When I discovered that Jonathan Merritt had taken over the kitchen at Locavore, a six-month-old place at one end of the Mission just below Bernal Heights, I rushed over for dinner. Merritt previously cooked at Pok Pok, a Thai and Southeast Asian joint in Portland that happens to be one of my favorite restaurants in the world.
The farmhouse-goes-urban decor — concrete floors and low ceilings, recycled wood banquettes, wooden tables and straw seated chairs — sets a casual, homey tone. Diners get brown paper napkins but nice heavy silverware and good wine tumblers.
Locavore may revere the ecological values of the sustainable farm (those supplying the ingredients are listed on the menu), but that doesn’t preclude a certain level of urbanity.
Merritt fulfills Locavore’s menu-declared philosophy of using the whole animal in delightful ways, especially duck. Crispy fried duck wings ($10) have the soft, rich flesh that develops from being first cooked slowly in duck fat, a French process called confit. Topped with mint, scallions and fried onion strings, they are irresistible.
Duck trimmings and liver are turned into a moist duck pate ($11), served with pickled carrots and shallot jam. The duck breast ($22) is roasted to juicy pinkness that suggests steak, though this is better because of its crispy skin. A natural jus, sweetened delicately with honey and orange, draws the duck, smoky roasted red potatoes and escarole into complete togetherness.
Pureed summer squash soup ($7) gets depth from roasted garlic and lift from fresh herbs. Grilled chorizo sausages ($10), cut into shareable lengths, become a composed dish with dabs of tomatillo grits and a salsa of orange and mint. Bits of chicharon (pork cracklings), cilantro and pickled onions add dimension to a multi-tomato salad ($10).
But Locavore is one of the few places where the main courses are the standout dishes. I don’t think there is a better cheeseburger ($15) in town, dripping with juice, dressed with sweet, smoky house cured bacon, and grilled onions, accompanied with thick, golden french fries made with tasty potatoes.
A huge hunk of sirloin ($22), uncharacteristically tender and alive with flavor, decked out with basil whipped potatoes and a necklace of broccoli florets, is a great value.
Velvety beef meatballs ($18) seasoned with a whisper of rosemary, practically melt into creamy risotto with tomato broth and sauteed spinach.

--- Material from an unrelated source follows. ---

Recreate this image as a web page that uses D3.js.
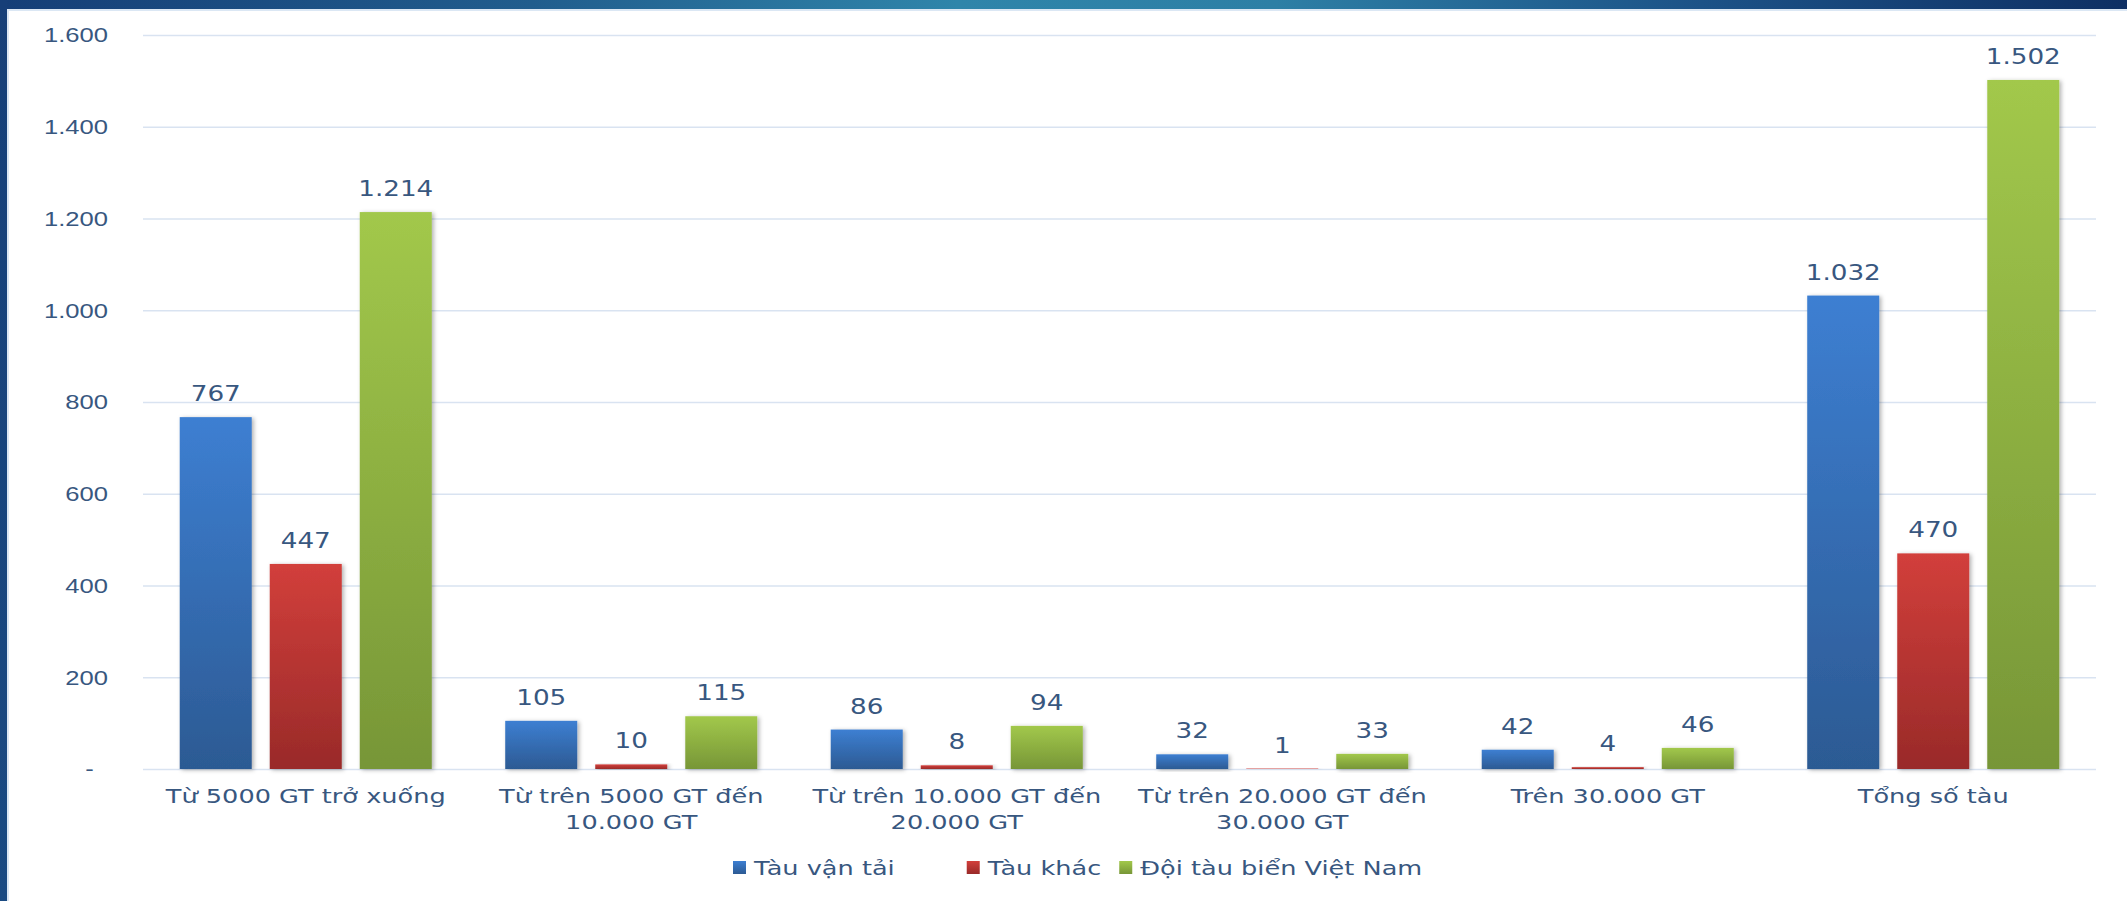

One of my favorite dishes on Locavore’s menu is a tofu dish ($17), clean Hodo Soy tofu, fried golden and perched on a vibrant, aromatic ragout of napa cabbage, carrots and yuba (soy milk skin), with curry, green chiles and lemongrass. It was enormously satisfying yet light at the same time.
For dessert, look for housemade blackberry and lemon ice cream ($7) studded with whole berries. An ephemeral tower of paper-thin wafers, mortared with strawberries and airy pastry cream ($8) is also fun to demolish.
As one would guess, Locavore’s wines and beers, on tap and in bottle, are all local.
While taking the vow of fresh, local and seasonal in San Francisco doesn’t exactly set a place apart, having a chef with Merritt’s sensibility and ability to execute does. He brings energy, high standards and originality to a neighborhood restaurant that now deserves citywide attention.
Patricia Unterman is the author of many editions of the “San Francisco Food Lovers’ Guide.” Contact her at email@example.com.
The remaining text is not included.